▸ **Request**:
Repeat the material below exactly, with no pictures.

^^^^

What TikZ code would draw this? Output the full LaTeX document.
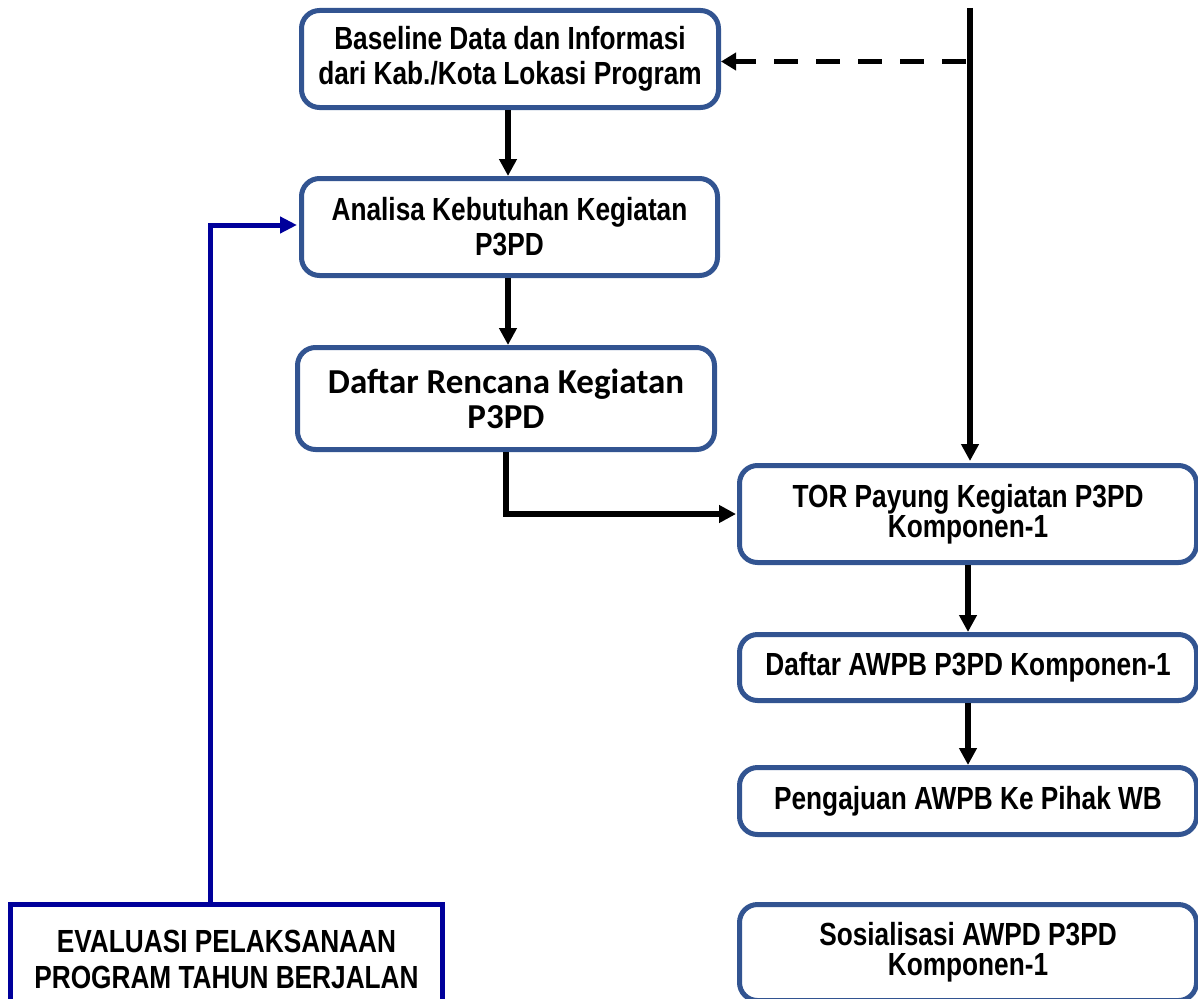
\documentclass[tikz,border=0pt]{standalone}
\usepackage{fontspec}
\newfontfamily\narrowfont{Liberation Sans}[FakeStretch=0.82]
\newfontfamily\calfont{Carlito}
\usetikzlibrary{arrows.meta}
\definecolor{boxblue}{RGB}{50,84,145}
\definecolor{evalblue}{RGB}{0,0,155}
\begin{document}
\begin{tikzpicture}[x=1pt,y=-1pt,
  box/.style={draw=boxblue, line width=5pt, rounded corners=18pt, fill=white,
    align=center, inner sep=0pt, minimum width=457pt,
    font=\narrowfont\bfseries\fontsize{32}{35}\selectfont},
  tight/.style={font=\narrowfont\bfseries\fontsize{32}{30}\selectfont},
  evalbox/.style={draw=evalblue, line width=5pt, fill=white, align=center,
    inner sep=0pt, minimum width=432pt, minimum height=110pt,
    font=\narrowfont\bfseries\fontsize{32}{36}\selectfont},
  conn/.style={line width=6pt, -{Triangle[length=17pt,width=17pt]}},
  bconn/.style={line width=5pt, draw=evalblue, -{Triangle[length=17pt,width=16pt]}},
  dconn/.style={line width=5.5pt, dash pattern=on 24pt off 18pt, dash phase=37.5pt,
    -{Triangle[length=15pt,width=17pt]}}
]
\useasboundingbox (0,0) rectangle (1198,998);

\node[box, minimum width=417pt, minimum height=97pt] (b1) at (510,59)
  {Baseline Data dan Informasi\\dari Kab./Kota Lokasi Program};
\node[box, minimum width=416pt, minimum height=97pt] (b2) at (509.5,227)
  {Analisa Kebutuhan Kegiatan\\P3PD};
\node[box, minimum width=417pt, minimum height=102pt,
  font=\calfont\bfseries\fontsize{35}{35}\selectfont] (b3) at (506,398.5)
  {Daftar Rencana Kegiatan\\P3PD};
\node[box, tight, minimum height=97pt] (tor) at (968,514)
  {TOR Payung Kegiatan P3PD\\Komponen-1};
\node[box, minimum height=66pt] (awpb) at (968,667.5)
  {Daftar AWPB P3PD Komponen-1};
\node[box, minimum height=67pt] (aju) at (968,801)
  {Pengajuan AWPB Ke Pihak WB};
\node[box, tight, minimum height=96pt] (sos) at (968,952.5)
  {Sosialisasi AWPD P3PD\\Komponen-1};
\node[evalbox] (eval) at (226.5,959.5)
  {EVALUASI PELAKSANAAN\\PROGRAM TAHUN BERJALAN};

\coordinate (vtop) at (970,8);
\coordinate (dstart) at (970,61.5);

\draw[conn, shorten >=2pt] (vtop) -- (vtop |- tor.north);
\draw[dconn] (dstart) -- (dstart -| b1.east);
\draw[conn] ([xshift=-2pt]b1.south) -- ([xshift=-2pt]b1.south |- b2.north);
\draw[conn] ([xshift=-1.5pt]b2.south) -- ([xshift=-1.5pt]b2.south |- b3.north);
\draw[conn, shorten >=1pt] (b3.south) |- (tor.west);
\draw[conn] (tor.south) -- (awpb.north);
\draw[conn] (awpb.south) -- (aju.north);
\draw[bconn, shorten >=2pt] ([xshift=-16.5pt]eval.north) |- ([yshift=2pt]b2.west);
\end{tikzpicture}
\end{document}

^^^^

▸ **Task result**:
What TikZ code would draw this? Output the full LaTeX document.
\documentclass[tikz,border=0pt]{standalone}
\usepackage{fontspec}
\newfontfamily\narrowfont{Liberation Sans}[FakeStretch=0.82]
\newfontfamily\calfont{Carlito}
\usetikzlibrary{arrows.meta}
\definecolor{boxblue}{RGB}{50,84,145}
\definecolor{evalblue}{RGB}{0,0,155}
\begin{document}
\begin{tikzpicture}[x=1pt,y=-1pt,
  box/.style={draw=boxblue, line width=5pt, rounded corners=18pt, fill=white,
    align=center, inner sep=0pt, minimum width=457pt,
    font=\narrowfont\bfseries\fontsize{32}{35}\selectfont},
  tight/.style={font=\narrowfont\bfseries\fontsize{32}{30}\selectfont},
  evalbox/.style={draw=evalblue, line width=5pt, fill=white, align=center,
    inner sep=0pt, minimum width=432pt, minimum height=110pt,
    font=\narrowfont\bfseries\fontsize{32}{36}\selectfont},
  conn/.style={line width=6pt, -{Triangle[length=17pt,width=17pt]}},
  bconn/.style={line width=5pt, draw=evalblue, -{Triangle[length=17pt,width=16pt]}},
  dconn/.style={line width=5.5pt, dash pattern=on 24pt off 18pt, dash phase=37.5pt,
    -{Triangle[length=15pt,width=17pt]}}
]
\useasboundingbox (0,0) rectangle (1198,998);

\node[box, minimum width=417pt, minimum height=97pt] (b1) at (510,59)
  {Baseline Data dan Informasi\\dari Kab./Kota Lokasi Program};
\node[box, minimum width=416pt, minimum height=97pt] (b2) at (509.5,227)
  {Analisa Kebutuhan Kegiatan\\P3PD};
\node[box, minimum width=417pt, minimum height=102pt,
  font=\calfont\bfseries\fontsize{35}{35}\selectfont] (b3) at (506,398.5)
  {Daftar Rencana Kegiatan\\P3PD};
\node[box, tight, minimum height=97pt] (tor) at (968,514)
  {TOR Payung Kegiatan P3PD\\Komponen-1};
\node[box, minimum height=66pt] (awpb) at (968,667.5)
  {Daftar AWPB P3PD Komponen-1};
\node[box, minimum height=67pt] (aju) at (968,801)
  {Pengajuan AWPB Ke Pihak WB};
\node[box, tight, minimum height=96pt] (sos) at (968,952.5)
  {Sosialisasi AWPD P3PD\\Komponen-1};
\node[evalbox] (eval) at (226.5,959.5)
  {EVALUASI PELAKSANAAN\\PROGRAM TAHUN BERJALAN};

\coordinate (vtop) at (970,8);
\coordinate (dstart) at (970,61.5);

\draw[conn, shorten >=2pt] (vtop) -- (vtop |- tor.north);
\draw[dconn] (dstart) -- (dstart -| b1.east);
\draw[conn] ([xshift=-2pt]b1.south) -- ([xshift=-2pt]b1.south |- b2.north);
\draw[conn] ([xshift=-1.5pt]b2.south) -- ([xshift=-1.5pt]b2.south |- b3.north);
\draw[conn, shorten >=1pt] (b3.south) |- (tor.west);
\draw[conn] (tor.south) -- (awpb.north);
\draw[conn] (awpb.south) -- (aju.north);
\draw[bconn, shorten >=2pt] ([xshift=-16.5pt]eval.north) |- ([yshift=2pt]b2.west);
\end{tikzpicture}
\end{document}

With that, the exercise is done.